In aviation, little things matter. Tossing a couple of extra bags in back can make an airplane unstable and tricky to control. Inattention at the wrong time can turn an unexpected event into a full-blown emergency—or keep a pilot from recognizing an emergency in time to respond.

On Aug. 28, 2006, the pilot of a Cirrus SR22 lost control of the airplane during a cruise climb in instrument meteorological conditions. Just 41 seconds later, it crashed into a retention pond, having fallen some 3,000 feet. The pilot was killed; his three passengers survived with serious injuries.

The airplane departed Eagle Creek Airpark (EYE) near Indianapolis and was identified by radar at 10:35 a.m. Track data showed it slowing from 117 KIAS at 1,670 msl to 97 knots at 2,500 msl and 87 knots at 3,000 msl. At 3,800 msl, it was down to 75 knots; at that point the airplane abruptly turned left and descended 2,200 feet in 30 seconds.

The passengers recalled that the climb seemed uneventful until about 4,000 feet, when the quality of the noise changed. One compared it to hearing the gear extend on a commercial airliner, “kind of feeling and hearing something underneath of me.” The front-seat passenger (the pilot’s son, who was not a pilot himself) saw the pilot “struggling to control the airplane” as the wings dipped. Seeing the pilot “pulling backwards on the control yoke of the aircraft trying to keep the aircraft’s nose up,” he “grabbed the right-side yoke and attempted to help his father keep the aircraft nose elevated” until it entered a counterclockwise spin.

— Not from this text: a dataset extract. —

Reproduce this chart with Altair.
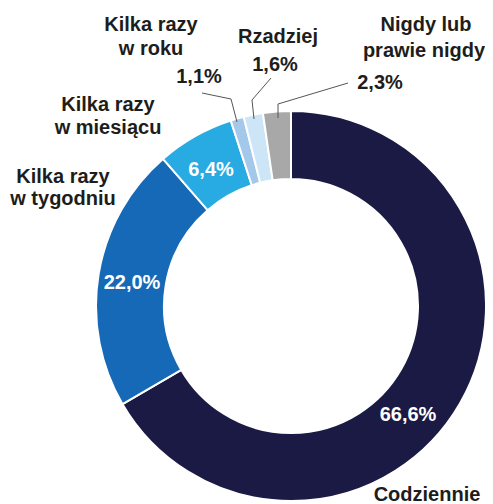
import altair as alt
import pandas as pd

# Segment data (clockwise from 12 o'clock)
categories = ["Codziennie", "Kilka razy w tygodniu", "Kilka razy w miesiącu",
              "Kilka razy w roku", "Rzadziej", "Nigdy lub prawie nigdy"]
values = [66.6, 22.0, 6.4, 1.1, 1.6, 2.3]
colors = ["#1b1a44", "#1669b6", "#28aae2", "#a4c8ea", "#cce6f8", "#a8a8a8"]

# Donut centre (layout, in the page-pixel scale used by all layers)
center_x = [291]
center_y = [306]

# Percent labels inside the ring
inner_text = ["66,6%", "22,0%", "6,4%"]
inner_x = [408, 132, 211]
inner_y = [421, 289, 176]

# Outside category / percent labels
outer_text = ["Kilka razy", "w roku", "1,1%", "Rzadziej", "1,6%",
              "Nigdy lub", "prawie nigdy", "2,3%",
              "Kilka razy", "w miesiącu", "Kilka razy", "w tygodniu", "Codziennie"]
outer_x = [151, 151, 199, 278, 275, 426, 424, 380, 108, 108, 63, 63, 427]
outer_y = [30.5, 55, 83, 43, 70.5, 30.5, 57, 89, 110.5, 133.5, 183, 205, 501]
outer_size = [20, 20, 20, 20, 20, 20, 20, 20, 20, 20, 20, 20, 20]

# Leader lines
leader_id = [1, 1, 1, 2, 2, 2, 3, 3, 3]
leader_x = [202, 231, 237, 271, 252, 254, 348, 278, 278]
leader_y = [93, 99, 122, 78, 100, 119, 83, 104, 118]
leader_ord = [0, 1, 2, 0, 1, 2, 0, 1, 2]

FONT = "Liberation Sans"

xs = alt.Scale(domain=[8, 485], nice=False, zero=False)
ys = alt.Scale(domain=[8, 504], nice=False, zero=False, reverse=True)

arc_df = pd.DataFrame({
    "cat": categories, "value": values, "ord": list(range(len(values))),
    "cx": center_x * len(values), "cy": center_y * len(values),
})

arcs = alt.Chart(arc_df).mark_arc(
    innerRadius=127, outerRadius=195, stroke="white", strokeWidth=2
).encode(
    theta=alt.Theta("value:Q", stack=True),
    order=alt.Order("ord:Q"),
    color=alt.Color("cat:N", scale=alt.Scale(domain=categories, range=colors), legend=None),
    x=alt.X("cx:Q", scale=xs, axis=None),
    y=alt.Y("cy:Q", scale=ys, axis=None),
)

in_df = pd.DataFrame({"t": inner_text, "x": inner_x, "y": inner_y})
in_labels = alt.Chart(in_df).mark_text(
    font=FONT, fontWeight="bold", fontSize=20, color="white",
    align="center", baseline="alphabetic"
).encode(
    x=alt.X("x:Q", scale=xs, axis=None),
    y=alt.Y("y:Q", scale=ys, axis=None),
    text="t:N",
)

out_df = pd.DataFrame({"t": outer_text, "x": outer_x, "y": outer_y, "s": outer_size})
out_labels = alt.Chart(out_df).mark_text(
    font=FONT, fontWeight="bold", color="#1d1d1b",
    align="center", baseline="alphabetic"
).encode(
    x=alt.X("x:Q", scale=xs, axis=None),
    y=alt.Y("y:Q", scale=ys, axis=None),
    size=alt.Size("s:Q", scale=None, legend=None),
    text="t:N",
)

ld_df = pd.DataFrame({"id": leader_id, "x": leader_x, "y": leader_y, "o": leader_ord})
leaders = alt.Chart(ld_df).mark_line(color="#555555", strokeWidth=1).encode(
    x=alt.X("x:Q", scale=xs, axis=None),
    y=alt.Y("y:Q", scale=ys, axis=None),
    detail="id:N",
    order="o:Q",
)

chart = alt.layer(arcs, leaders, in_labels, out_labels).properties(
    width=477, height=496,
    autosize=alt.AutoSizeParams(type="none"),
    padding=0,
).configure_view(stroke=None)

chart.save("out.html", embed_options={"renderer": "svg", "actions": False})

The SR22’s POH gives only one method of spin recovery: parachute deployment. Four seconds after the pilot’s son pulled the handle, the airplane hit the water.  Witnesses said the parachute was about three-quarters open.

After drying and weighing its contents, the NTSB determined that the airplane was 333 pounds overweight at takeoff, almost 10 percent over its published maximum gross weight of 3,400 pounds. There were 262 pounds of gear in the rear baggage compartment (placarded for a maximum of 130), putting the CG seven-tenths of an inch aft of limits. They found the probable cause of the accident to be the pilot’s failure to maintain sufficient airspeed, resulting in a stall and subsequent spin.

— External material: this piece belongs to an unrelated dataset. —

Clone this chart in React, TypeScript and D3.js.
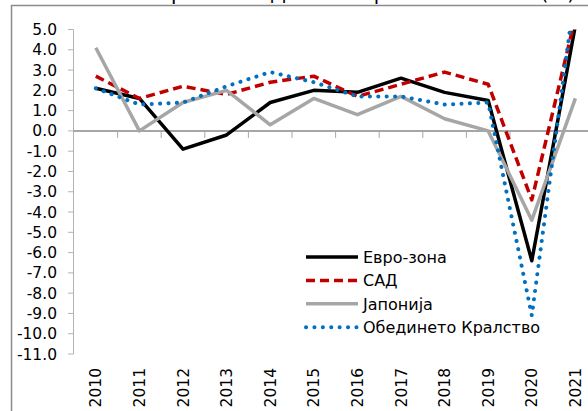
import React from 'react';
import * as d3 from 'd3';

const years = ['2010', '2011', '2012', '2013', '2014', '2015', '2016', '2017', '2018', '2019', '2020', '2021'];
const euroZone = [2.1, 1.6, -0.9, -0.2, 1.4, 2.0, 1.9, 2.6, 1.9, 1.5, -6.4, 5.2];
const usa = [2.7, 1.6, 2.2, 1.8, 2.4, 2.7, 1.7, 2.3, 2.9, 2.3, -3.4, 5.6];
const japan = [4.1, 0.0, 1.4, 2.0, 0.3, 1.6, 0.8, 1.7, 0.6, 0.0, -4.4, 1.6];
const uk = [2.1, 1.3, 1.4, 2.2, 2.9, 2.4, 1.7, 1.7, 1.3, 1.4, -9.1, 7.0];
const yTicks = d3.range(5, -12, -1);

const series = [
  { name: 'Евро-зона', values: euroZone, color: '#000000', dash: 'none', cap: 'butt' },
  { name: 'САД', values: usa, color: '#c00000', dash: '9 5', cap: 'butt' },
  { name: 'Јапонија', values: japan, color: '#a6a6a6', dash: 'none', cap: 'butt' },
  { name: 'Обединето Кралство', values: uk, color: '#0070c0', dash: '0.1 8.3', cap: 'round' },
];

const W = 588;
const H = 411;
const font = '"DejaVu Sans", Verdana, sans-serif';

export default function App() {
  const x = d3.scaleBand<string>().domain(years).range([74, 74 + 12 * 43.6]);
  const y = d3.scaleLinear().domain([-11, 5]).range([354, 29.5]);
  const cx = (d: string) => (x(d) ?? 0) + x.bandwidth() / 2;

  const line = (vals: number[]) =>
    d3.line<number>().x((_, i) => cx(years[i])).y((v) => y(v))(vals) ?? '';

  return (
    <svg width={W} height={H} style={{ position: 'absolute', left: 0, top: 0, background: '#fff' }}>
      <defs>
        <clipPath id="plot">
          <rect x={60} y={y(5)} width={560} height={y(-11) - y(5) + 30} />
        </clipPath>
      </defs>
      <rect x={0} y={0} width={W} height={H} fill="#fff" />
      {/* title, cut off at the top like in the source */}
      <text x={575} y={-0.5} textAnchor="end" fontFamily={font} fontSize={20} fill="#000">
        Реален раст на БДП во избрани економии (%)
      </text>
      <rect x={11.5} y={5.5} width={700} height={500} fill="none" stroke="#8c8c8c" strokeWidth={1.5} />

      {/* y axis */}
      <line x1={73.5} x2={73.5} y1={y(5)} y2={y(-11)} stroke="#b3b3b3" strokeWidth={1} />
      {yTicks.map((t) => (
        <g key={t}>
          <line x1={68} x2={73.5} y1={y(t)} y2={y(t)} stroke="#b3b3b3" strokeWidth={1} />
          <text x={57} y={y(t)} dy="0.36em" textAnchor="end" fontFamily={font} fontSize={15.5} fill="#000">
            {t.toFixed(1)}
          </text>
        </g>
      ))}

      {/* x axis at zero */}
      <line x1={73.5} x2={W} y1={y(0)} y2={y(0)} stroke="#a6a6a6" strokeWidth={2} />
      {years.slice(1).map((yr) => (
        <line key={yr} x1={x(yr)} x2={x(yr)} y1={y(0)} y2={y(0) + 7} stroke="#a6a6a6" strokeWidth={1} />
      ))}
      {years.map((yr) => (
        <text
          key={yr}
          transform={`translate(${cx(yr)},368) rotate(-90)`}
          dy="0.36em"
          textAnchor="end"
          fontFamily={font}
          fontSize={15.5}
          fill="#000"
        >
          {yr}
        </text>
      ))}

      {/* series */}
      <g clipPath="url(#plot)">
        {series.map((s) => (
          <path
            key={s.name}
            d={line(s.values)}
            fill="none"
            stroke={s.color}
            strokeWidth={s.cap === 'round' ? 4 : 3.5}
            strokeDasharray={s.dash}
            strokeLinecap={s.cap as any}
            strokeLinejoin="round"
          />
        ))}
      </g>

      {/* legend */}
      {series.map((s, i) => {
        const ly = 257 + i * 23.4;
        return (
          <g key={s.name}>
            <line
              x1={306}
              x2={358}
              y1={ly}
              y2={ly}
              stroke={s.color}
              strokeWidth={s.cap === 'round' ? 4 : 3.5}
              strokeDasharray={s.dash}
              strokeLinecap={s.cap as any}
            />
            <text x={363} y={ly} dy="0.36em" fontFamily={font} fontSize={16} fill="#000">
              {s.name}
            </text>
          </g>
        );
      })}
    </svg>
  );
}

An aft-of-limits CG makes stall recovery more difficult, but the passengers’ accounts make clear that the pilot never recognized the stall. Instead of recovering, he kept the airplane stalled until it spun. The stall warning horn functioned after the accident, and data downloaded from the primary flight display suggested that it should have sounded for about one minute before the stall and throughout the 25 seconds that the airplane wallowed before the spin.

Why would a 2,500-hour pilot, with more than 350 hours in type, fail to recognize an incipient stall? One possibility is that he was flying on autopilot. The NTSB is careful to note that they could not determine whether the autopilot was engaged during the climb. However, they also note that when set to hold a fixed rate of climb, the autopilot—which has sufficient elevator authority to stall the wing—will steadily increase the angle of attack (thereby reducing airspeed) and will not disconnect at either the stall warning or the actual stall. Cirrus training emphasizes use of the autopilot from shortly after takeoff to final approach. If the servos were flying the airplane, the pilot may not have felt it buffet before the stall break—which would have come as a complete surprise if he’d neglected to monitor his airspeed.

Complacency can be deadly in the cockpit. For all their capabilities, the most sophisticated new GA airplanes don’t fly themselves. They still require the full involvement of an alert and attentive pilot in command.